De todas las noticias que han alcanzado el eco mediático esta semana, espero que ustedes me permitan quedarme con una y deslizar sobre ella algunos pensamientos en voz alta. No se trata de la más importante, de la más trascendente o de la más singular, pero sí de una realidad que requiere, a mi juicio, algo de reflexión. Varios medios de comunicación, entre ellos el diario gratuito 20 Minutos, nos regalaba este jueves una estadística —de esas del tipo “cuánto nos gastamos de media los españoles en la vuelta al cole”, “cuánto nos pesa este año la cuesta de enero” o “cómo percibimos la extinción de la polilla de la miel” (si es que tal espécimen puebla la Tierra, cuestión que desconozco)— que no por sencilla debe ocultarnos su significación subyacente. Nos dice el periódico de rápida lectura y menor coste que las españolas son ya junto con las italianas las madres primerizas mayores de Europa, superando de media los 30 años de edad para dar a luz a su primer hijo. De hecho, en estos momentos, más del 54% de las mujeres que son madres noveles en ambos países mediterráneos se encuentran entre los 30 y los 39 años.

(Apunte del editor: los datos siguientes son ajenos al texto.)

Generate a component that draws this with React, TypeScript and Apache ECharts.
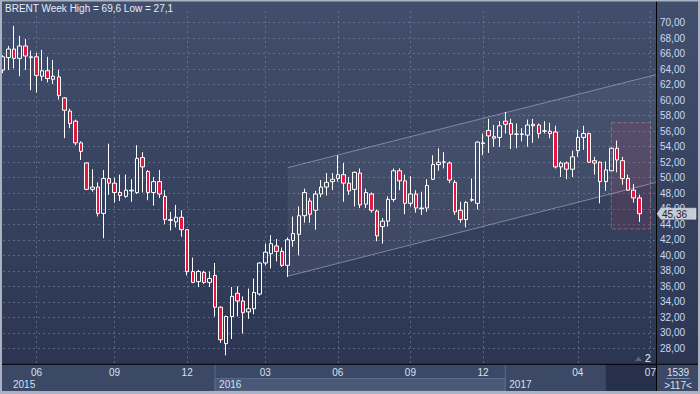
import { useEffect, useRef } from 'react';
import * as echarts from 'echarts';

// ---------- data ----------
const FIRST_WEEK = '2015-04-20';
const EXTRA_BAR_AFTER = '2015-12-28';
const EXTRA_BAR_DATE = '2016-01-01';
const SLOT_COUNT = 118;

const opens = [
  63.9, 65.5, 66.6, 65.4, 67.0, 65.5, 65.6, 63.1, 63.8, 62.7,
  63.0, 60.3, 58.6, 57.3, 54.5, 51.9, 48.5, 48.8, 45.4, 49.9,
  49.3, 48.1, 47.6, 48.3, 48.1, 52.6, 50.8, 48.1, 49.5, 47.6,
  44.5, 44.3, 44.9, 43.3, 37.9, 36.6, 37.8, 36.5, 37.4, 33.3,
  28.6, 32.1, 35.1, 34.1, 32.7, 33.1, 35.0, 39.0, 40.2, 41.2,
  40.5, 38.7, 41.9, 42.7, 45.1, 47.0, 45.8, 47.9, 48.8, 49.5,
  49.9, 50.4, 49.3, 48.5, 50.6, 46.6, 47.9, 45.7, 43.7, 44.4,
  47.2, 50.9, 49.6, 46.7, 47.9, 46.0, 46.1, 49.8, 51.7, 52.0,
  51.9, 49.4, 45.8, 44.6, 47.1, 46.7, 54.4, 56.1, 55.3, 55.2,
  57.3, 57.0, 55.6, 55.6, 55.5, 56.9, 56.8, 56.0, 56.0, 55.9,
  51.4, 51.9, 51.1, 53.5, 55.2, 55.7, 52.2, 52.0, 49.5, 50.9,
  53.8, 52.2, 49.9, 48.4, 47.4,
];
const closes = [
  65.6, 66.6, 65.4, 67.0, 65.7, 65.6, 63.2, 63.8, 62.8, 63.1,
  60.6, 58.7, 57.0, 54.5, 53.4, 48.5, 48.8, 45.4, 49.9, 49.3,
  48.1, 47.7, 48.4, 48.4, 52.5, 51.4, 48.1, 49.5, 47.9, 44.6,
  44.6, 44.9, 43.3, 37.9, 36.5, 37.9, 36.5, 37.0, 33.3, 29.1,
  32.1, 34.7, 34.1, 32.6, 33.1, 35.2, 39.0, 40.4, 41.5, 40.5,
  38.7, 42.0, 42.8, 45.1, 48.1, 45.3, 47.9, 48.8, 49.4, 49.8,
  50.4, 49.3, 48.3, 50.7, 46.5, 48.1, 45.8, 42.5, 44.4, 47.2,
  50.9, 49.6, 46.7, 47.9, 46.1, 46.1, 49.0, 51.7, 52.0, 52.05,
  49.7, 45.6, 44.6, 46.8, 47.2, 54.6, 54.5, 55.4, 55.1, 56.7,
  56.9, 55.6, 55.65, 55.65, 56.8, 56.7, 55.7, 56.05, 55.7, 51.4,
  51.9, 51.1, 52.7, 55.2, 55.7, 52.0, 51.9, 49.5, 51.0, 53.8,
  52.3, 49.9, 48.4, 47.4, 45.36,
];
const lows = [
  63.5, 63.9, 64.1, 63.1, 63.9, 61.3, 61.0, 62.5, 62.3, 62.1,
  60.1, 55.1, 56.4, 54.2, 52.3, 48.4, 48.2, 45.0, 42.2, 47.8,
  46.8, 47.0, 47.4, 46.9, 47.9, 48.1, 47.1, 46.4, 47.4, 44.0,
  43.2, 43.6, 42.4, 37.4, 36.4, 35.9, 36.3, 35.9, 32.1, 28.7,
  27.1, 29.2, 32.1, 29.9, 31.8, 32.4, 34.8, 38.7, 38.3, 39.2,
  38.5, 37.2, 41.1, 40.0, 44.2, 44.2, 43.3, 47.5, 47.7, 48.4,
  49.5, 46.9, 47.8, 46.3, 46.1, 46.1, 45.5, 41.8, 41.5, 43.7,
  46.9, 48.4, 45.3, 46.3, 45.5, 45.2, 45.6, 49.7, 50.9, 51.2,
  49.3, 45.2, 44.2, 43.6, 46.9, 45.9, 52.9, 53.2, 54.0, 54.0,
  55.7, 53.7, 53.8, 54.7, 54.0, 54.5, 55.1, 55.7, 55.1, 51.2,
  50.1, 49.8, 50.1, 52.7, 53.6, 51.9, 50.4, 46.7, 48.3, 50.9,
  50.7, 49.1, 48.3, 46.8, 44.3,
];
const highs = [
  65.8, 67.0, 69.6, 68.3, 67.9, 66.4, 66.1, 66.5, 65.6, 65.2,
  63.9, 60.4, 58.9, 57.5, 54.7, 52.0, 51.1, 49.4, 51.0, 54.4,
  50.0, 50.4, 50.4, 49.8, 54.2, 53.3, 51.0, 50.1, 51.0, 48.4,
  45.6, 46.5, 45.8, 43.3, 39.7, 38.1, 38.0, 37.9, 39.0, 33.4,
  32.2, 35.9, 36.0, 34.7, 35.7, 37.0, 39.1, 41.5, 42.6, 42.1,
  41.0, 42.3, 45.0, 46.3, 48.6, 47.4, 48.3, 49.7, 50.6, 50.6,
  52.9, 51.9, 50.1, 50.8, 51.2, 48.6, 48.1, 45.9, 44.8, 47.6,
  51.2, 51.2, 50.4, 50.2, 48.4, 48.2, 49.8, 52.9, 53.8, 53.3,
  52.1, 49.7, 46.9, 47.0, 49.9, 54.7, 55.7, 57.6, 56.8, 57.3,
  58.5, 57.6, 57.0, 56.4, 57.5, 57.6, 57.0, 57.3, 57.1, 56.7,
  52.1, 52.1, 53.5, 56.2, 56.7, 55.8, 52.7, 52.1, 52.1, 53.9,
  54.8, 52.7, 50.4, 49.2, 47.8,
];

const monthTickDates = [
  '2015-06-01', '2015-09-07', '2015-12-07', '2016-03-07', '2016-06-06',
  '2016-09-05', '2016-12-05', '2017-04-03', '2017-07-03',
];
const yearStartDates = ['2015-04-20', '2016-01-04', '2017-01-02'];
const yearLabels = ['2015', '2016', '2017'];
const dimFromDate = '2017-05-08';

const channelDates = ['2016-04-04', '2017-07-10'];
const channelLower = [37.3, 49.4];
const channelUpper = [51.3, 63.3];

const zoneDates = ['2017-05-15', '2017-07-03'];
const zonePrices = [57.1, 43.4];

const barsTotalText = '1539';
const barsVisibleText = '>117<';
const markerCountText = '2';

// ---------- helpers ----------
function buildWeeks(): string[] {
  const out: string[] = [];
  const [y, m, d] = FIRST_WEEK.split('-').map(Number);
  const dt = new Date(Date.UTC(y, m - 1, d));
  while (out.length < SLOT_COUNT) {
    const s = dt.toISOString().slice(0, 10);
    out.push(s);
    if (s === EXTRA_BAR_AFTER) out.push(EXTRA_BAR_DATE);
    dt.setUTCDate(dt.getUTCDate() + 7);
  }
  return out.slice(0, SLOT_COUNT);
}
const fmt = (v: number, d: number) => v.toFixed(d).replace('.', ',');

const FONT = "'Liberation Sans', Arial, sans-serif";

export default function App() {
  const ref = useRef<HTMLDivElement>(null);

  useEffect(() => {
    document.body.style.margin = '0';
    if (!ref.current) return;
    const chart = echarts.init(ref.current, undefined, { renderer: 'svg' });
    const weeks = buildWeeks();
    const candles = opens.map((o, i) => [o, closes[i], lows[i], highs[i]]);
    const hi = Math.max(...highs);
    const lo = Math.min(...lows);
    const lastClose = closes[closes.length - 1];
    const dimIdx = weeks.indexOf(dimFromDate);

    const grid = { left: 3, right: 44, top: 11.07, bottom: 30.2 };
    const dashed = { type: [2, 3] as any, color: 'rgba(125,140,172,0.55)', width: 1 };

    chart.setOption({
      animation: false,
      backgroundColor: new echarts.graphic.LinearGradient(0, 0, 0, 1, [
        { offset: 0, color: '#424f6c' },
        { offset: 1, color: '#2a3451' },
      ]),
      textStyle: { fontFamily: FONT },
      grid,
      xAxis: {
        type: 'category',
        data: weeks,
        boundaryGap: false,
        axisLine: { show: false },
        axisTick: { show: false },
        axisLabel: {
          interval: (_i: number, v: string) => monthTickDates.includes(v),
          formatter: (v: string) => v.slice(5, 7),
          color: (_v: any, i: number) => (i >= dimIdx ? '#7c89a3' : '#d6e0f0'),
          fontSize: 10,
          margin: 4,
          fontFamily: FONT,
        },
        splitLine: {
          show: true,
          interval: (_i: number, v: string) => monthTickDates.includes(v),
          lineStyle: dashed,
        },
      },
      yAxis: {
        type: 'value',
        position: 'right',
        min: 26,
        max: 71.5,
        interval: 2,
        axisLine: { show: false },
        axisTick: { show: false },
        axisLabel: {
          formatter: (v: number) => (v < 28 || v > 70 ? '' : fmt(v, 2)),
          color: '#cbdaf2',
          fontSize: 10,
          margin: 4,
          fontFamily: FONT,
        },
        splitLine: { show: true, showMinLine: false, showMaxLine: false, lineStyle: dashed },
      },
      series: [
        {
          type: 'custom',
          z: 1,
          silent: true,
          encode: { x: [0, 3], y: [1, 2, 4, 5] },
          data: [[
            weeks.indexOf(channelDates[0]), channelLower[0], channelUpper[0],
            weeks.indexOf(channelDates[1]), channelLower[1], channelUpper[1],
          ]],
          renderItem: (_p: any, api: any) => {
            const a = api.coord([api.value(0), api.value(1)]);
            const b = api.coord([api.value(0), api.value(2)]);
            const c = api.coord([api.value(3), api.value(5)]);
            const d = api.coord([api.value(3), api.value(4)]);
            const stroke = 'rgba(190,200,220,0.5)';
            return {
              type: 'group',
              children: [
                { type: 'polygon', shape: { points: [a, b, c, d] }, style: { fill: 'rgba(255,255,255,0.055)' } },
                { type: 'line', shape: { x1: b[0], y1: b[1], x2: c[0], y2: c[1] }, style: { stroke, lineWidth: 1 } },
                { type: 'line', shape: { x1: a[0], y1: a[1], x2: d[0], y2: d[1] }, style: { stroke, lineWidth: 1 } },
              ],
            };
          },
        },
        {
          type: 'candlestick',
          z: 3,
          data: candles,
          barWidth: 4,
          itemStyle: {
            color: 'rgba(0,0,0,0)',
            color0: '#e3173f',
            borderColor: '#ffffff',
            borderColor0: '#ffffff',
            borderWidth: 1,
          },
          markArea: {
            silent: true,
            itemStyle: {
              color: 'rgba(150,55,90,0.2)',
              borderColor: 'rgba(200,125,150,0.55)',
              borderWidth: 1,
              borderType: 'dashed',
            },
            data: [[
              { xAxis: zoneDates[0], yAxis: zonePrices[0] },
              { xAxis: zoneDates[1], yAxis: zonePrices[1] },
            ]],
          },
        },
      ],
    });

    // decorations placed through the chart's own scales
    const px = (date: string) => chart.convertToPixel({ xAxisIndex: 0 }, date) as number;
    const py = (v: number) => chart.convertToPixel({ yAxisIndex: 0 }, v) as number;
    const W = 700, H = 394;
    const plotR = W - grid.right;
    const plotB = H - grid.bottom;
    const bandTop = plotB + 0.5;
    const rowSplit = 378.5;
    const bandBot = 391;
    const yearX = yearStartDates.map(px);
    const dimX = px(dimFromDate);
    const tagY = py(lastClose);
    const frame = '#aab2c2';
    const g: any[] = [];
    // bottom band
    g.push({ type: 'rect', z: -1, shape: { x: 2, y: bandTop, width: plotR - 2, height: bandBot - bandTop }, style: { fill: '#3b4866' } });
    g.push({ type: 'rect', z: -1, shape: { x: yearX[1], y: rowSplit, width: yearX[2] - yearX[1], height: bandBot - rowSplit }, style: { fill: '#4a5877', stroke: '#5b6a88', lineWidth: 1 } });
    g.push({ type: 'rect', z: -1, shape: { x: dimX, y: bandTop, width: plotR - dimX, height: bandBot - bandTop }, style: { fill: '#27304a' } });
    [yearX[1], yearX[2]].forEach((x) => {
      g.push({ type: 'line', z: -1, shape: { x1: x, y1: bandTop, x2: x, y2: bandBot }, style: { stroke: '#5b6a88', lineWidth: 1 } });
    });
    yearLabels.forEach((t, i) => {
      g.push({ type: 'text', z: 5, x: Math.max(yearX[i] + 4, 13), y: 384, style: { text: t, fill: '#d6e0f0', font: `10px ${FONT}`, verticalAlign: 'middle' } });
    });
    // right bottom box
    g.push({ type: 'rect', z: -1, shape: { x: plotR, y: bandTop, width: W - plotR - 2, height: bandBot - bandTop }, style: { fill: '#3b4866' } });
    g.push({ type: 'text', z: 5, x: 678, y: 372, style: { text: barsTotalText, fill: '#d6e0f0', font: `10px ${FONT}`, align: 'center', verticalAlign: 'middle' } });
    g.push({ type: 'line', z: 5, shape: { x1: 666, y1: 378.5, x2: 690, y2: 378.5 }, style: { stroke: '#7d8aa5', lineWidth: 1 } });
    g.push({ type: 'text', z: 5, x: 678, y: 385.5, style: { text: barsVisibleText, fill: '#d6e0f0', font: `10px ${FONT}`, align: 'center', verticalAlign: 'middle' } });
    // black separators
    g.push({ type: 'line', z: 6, shape: { x1: plotR + 0.5, y1: 0, x2: plotR + 0.5, y2: bandBot }, style: { stroke: '#000', lineWidth: 1 } });
    g.push({ type: 'line', z: 6, shape: { x1: 2, y1: plotB + 0.5, x2: W - 2, y2: plotB + 0.5 }, style: { stroke: '#000', lineWidth: 1 } });
    // marker counter
    g.push({ type: 'polygon', z: 5, shape: { points: [[635, 361], [642, 361], [638.5, 356.5]] }, style: { fill: '#5a667e' } });
    g.push({ type: 'text', z: 5, x: 645, y: 358.5, style: { text: markerCountText, fill: '#e8eef8', font: `10px ${FONT}`, verticalAlign: 'middle' } });
    // price tag
    g.push({ type: 'polygon', z: 6, shape: { points: [[plotR + 1, tagY], [plotR + 5, tagY - 5.5], [W - 4, tagY - 5.5], [W - 4, tagY + 5.5], [plotR + 5, tagY + 5.5]] }, style: { fill: '#c7cbd4', stroke: '#e8eaee', lineWidth: 0.5 } });
    g.push({ type: 'text', z: 7, x: plotR + 6, y: tagY + 0.5, style: { text: fmt(lastClose, 2), fill: '#1b2236', font: `10px ${FONT}`, verticalAlign: 'middle' } });
    // title
    g.push({ type: 'text', z: 7, x: 5, y: 8.5, style: { text: `BRENT Week High = ${fmt(hi, 1)} Low = ${fmt(lo, 1)}`, fill: '#e6ecf6', font: `10px ${FONT}`, verticalAlign: 'middle' } });
    // outer frame
    g.push({ type: 'rect', z: 8, shape: { x: 0, y: 0, width: 2, height: H }, style: { fill: frame } });
    g.push({ type: 'rect', z: 8, shape: { x: 0, y: 0, width: W, height: 1.5 }, style: { fill: frame } });
    g.push({ type: 'rect', z: 8, shape: { x: W - 2, y: 0, width: 2, height: H }, style: { fill: frame } });
    g.push({ type: 'rect', z: 8, shape: { x: 0, y: bandBot, width: W, height: H - bandBot }, style: { fill: frame } });

    chart.setOption({ graphic: g });

    return () => chart.dispose();
  }, []);

  return <div ref={ref} style={{ width: 700, height: 394 }} />;
}
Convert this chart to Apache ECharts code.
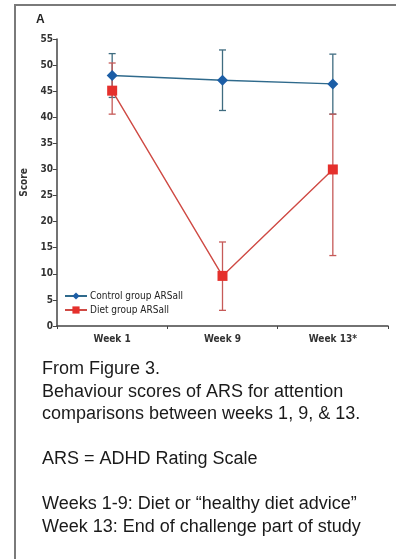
<!DOCTYPE html>
<html>
<head>
<meta charset="utf-8">
<script src="https://cdn.jsdelivr.net/npm/echarts@6/dist/echarts.min.js"></script>
<style>
  html, body { margin: 0; padding: 0; background: #fff; }
  #chart { width: 396px; height: 559px; }
</style>
</head>
<body>
<div id="chart"></div>
<script>
// Attention scores (ARS) at weeks 1, 9 and 13
const weeks = ['Week 1', 'Week 9', 'Week 13*'];
const controlMean = [48, 47.1, 46.4];
const controlLow = [43.8, 41.3, 40.6];
const controlHigh = [52.2, 52.9, 52.1];
const dietMean = [45.1, 9.6, 30];
const dietLow = [40.6, 3.0, 13.5];
const dietHigh = [50.4, 16.1, 40.6];
const yTicks = [0, 5, 10, 15, 20, 25, 30, 35, 40, 45, 50, 55];

const noteLines = [
  'From Figure 3.',
  'Behaviour scores of ARS for attention',
  'comparisons between weeks 1, 9, & 13.',
  '',
  'ARS = ADHD Rating Scale',
  '',
  'Weeks 1-9: Diet or \u201chealthy diet advice\u201d',
  'Week 13: End of challenge part of study'
];

const axisFont = '"DejaVu Sans Condensed", "Liberation Sans Narrow", sans-serif';

function errorBars(low, high, color) {
  return {
    type: 'custom',
    silent: true,
    z: 1,
    data: weeks.map((w, i) => [i, low[i], high[i]]),
    renderItem: function (params, api) {
      const top = api.coord([api.value(0), api.value(2)]);
      const bot = api.coord([api.value(0), api.value(1)]);
      const hw = 3.5;
      const style = { stroke: color, lineWidth: 1.3 };
      return {
        type: 'group',
        children: [
          { type: 'line', shape: { x1: top[0], y1: top[1], x2: bot[0], y2: bot[1] }, style: style },
          { type: 'line', shape: { x1: top[0] - hw, y1: top[1], x2: top[0] + hw, y2: top[1] }, style: style },
          { type: 'line', shape: { x1: bot[0] - hw, y1: bot[1], x2: bot[0] + hw, y2: bot[1] }, style: style }
        ]
      };
    }
  };
}

const chart = echarts.init(document.getElementById('chart'), null, { renderer: 'canvas' });
chart.setOption({
  animation: false,
  backgroundColor: '#fff',
  grid: { left: 57, top: 39, width: 331, height: 287, containLabel: false },
  title: {
    text: noteLines.join('\n'),
    left: 42,
    top: 358,
    padding: 0,
    textStyle: {
      fontFamily: '"Liberation Sans", Arial, sans-serif',
      fontSize: 18,
      fontWeight: 'normal',
      lineHeight: 22.5,
      color: '#1a1a1a'
    }
  },
  legend: {
    orient: 'vertical',
    left: 64,
    top: 291,
    itemWidth: 22,
    itemHeight: 9,
    itemGap: 4,
    padding: 0,
    textStyle: { fontFamily: axisFont, fontSize: 10, color: '#222', padding: [0, 0, 0, -2] },
    data: ['Control group ARSall', 'Diet group ARSall']
  },
  xAxis: {
    type: 'category',
    data: weeks,
    boundaryGap: true,
    axisLine: { lineStyle: { color: '#444', width: 1.5 } },
    axisTick: { show: true, length: 3, lineStyle: { color: '#444' } },
    axisLabel: { fontFamily: axisFont, fontWeight: 'bold', fontSize: 10, color: '#333', margin: 8 }
  },
  yAxis: {
    type: 'value',
    min: yTicks[0],
    max: yTicks[yTicks.length - 1],
    interval: 5,
    name: 'Score',
    nameLocation: 'middle',
    nameGap: 27,
    nameTextStyle: { fontFamily: axisFont, fontWeight: 'bold', fontSize: 10, color: '#333' },
    splitLine: { show: false },
    axisLine: { show: true, lineStyle: { color: '#444', width: 1.5 } },
    axisTick: { show: true, length: 4, lineStyle: { color: '#444' } },
    axisLabel: { fontFamily: axisFont, fontWeight: 'bold', fontSize: 10, color: '#333', margin: 4 }
  },
  graphic: [
    { type: 'polyline', shape: { points: [[15, 559], [15, 5], [396, 5]] },
      style: { stroke: '#7a7a7a', lineWidth: 2, fill: null }, silent: true },
    { type: 'text', left: 36, top: 14,
      style: { text: 'A', fontFamily: '"Liberation Sans", Arial, sans-serif', fontWeight: 'bold', fontSize: 12, fill: '#222' } }
  ],
  series: [
    errorBars(controlLow, controlHigh, '#3f6c80'),
    errorBars(dietLow, dietHigh, '#c65a58'),
    {
      name: 'Control group ARSall',
      type: 'line',
      z: 3,
      data: controlMean,
      symbol: 'diamond',
      symbolSize: [11, 11],
      itemStyle: { color: '#1c5ea6' },
      lineStyle: { color: '#2f6a8c', width: 1.4 }
    },
    {
      name: 'Diet group ARSall',
      type: 'line',
      z: 3,
      data: dietMean,
      symbol: 'rect',
      symbolSize: 10,
      itemStyle: { color: '#e5302c' },
      lineStyle: { color: '#cf4a44', width: 1.4 }
    }
  ]
});
</script>
</body>
</html>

No debe ocultársenos la importancia del dato, así como todo lo que de él se desprende. En nuestros días, hasta mediada la treintena es manifiestamente improbable encontrar a una persona, emparejada o no, que haya logrado cierta estabilidad laboral o un grado “aceptable” (dependiendo esto del nivel de exigencia de cada cual) de desarrollo o ascenso profesional. Vivimos en la sociedad de la continua especialización, de la interminable formación de los formadores, del “reciclaje constante”, que dicen los altos gerifaltes, los mismos que intentan convencernos de lo bonito que es emprender... En esa sociedad, la nuestra, en la que los procesos se solapan, la etapa formativa acompaña al trabajo a destajo en lugar de precederlo. En ese estado de cosas alienado y alienante —¿cómo saber si fue antes el participio o el gerundio?—, a veces sentimos ahogo, nos falta el oxígeno que nos proporciona una cerveza conversada, una mirada serena o una puesta de sol en vivo. Estamos tan preocupados por competir que nos olvidamos de vivir.

El genial John Lennon ya nos lo hizo presente con su legendario leitmotiv: “la vida es aquello que te pasa mientras estas ocupado haciendo otros planes”. Y en el centro del desconcierto: nosotros y nuestras permanentes metas pendientes. Vamos retrasando la llegada de los niños, aspiramos a poderles ofrecer un coche unifamiliar, una casa unifamiliar habitada por una familia feliz (a poder ser rubia y atlética) de esas de anuncio de compañía de seguros, tras una irrenunciable y vistosa ceremonia de enlace unifamiliar. Nuestro currículum invisible, ese que no entregamos a las empresas pero que se compone de lo que somos y queremos llegar a ser, pivota en torno a esa idea comercial del éxito. Y en ese mundo perfecto del que nos morimos por formar parte —algo así como el club del Volkswagen y la Thermomix— la descendencia es requisito obligado pero postergable.

No sabemos cómo hacerlo, cuándo hacerlo ni si realmente queremos hacerlo, pero el club nos atrae como la lógica parada siguiente, como el destino previsible y marcado en el GPS vital, como la etapa que ha de ser alcanzada y consumida para pasar a la siguiente fase. ¿Hasta cuándo? ¿Hasta dónde? Hasta el fin de los tiempos, quizá… hacia el fin de los tiempos, también.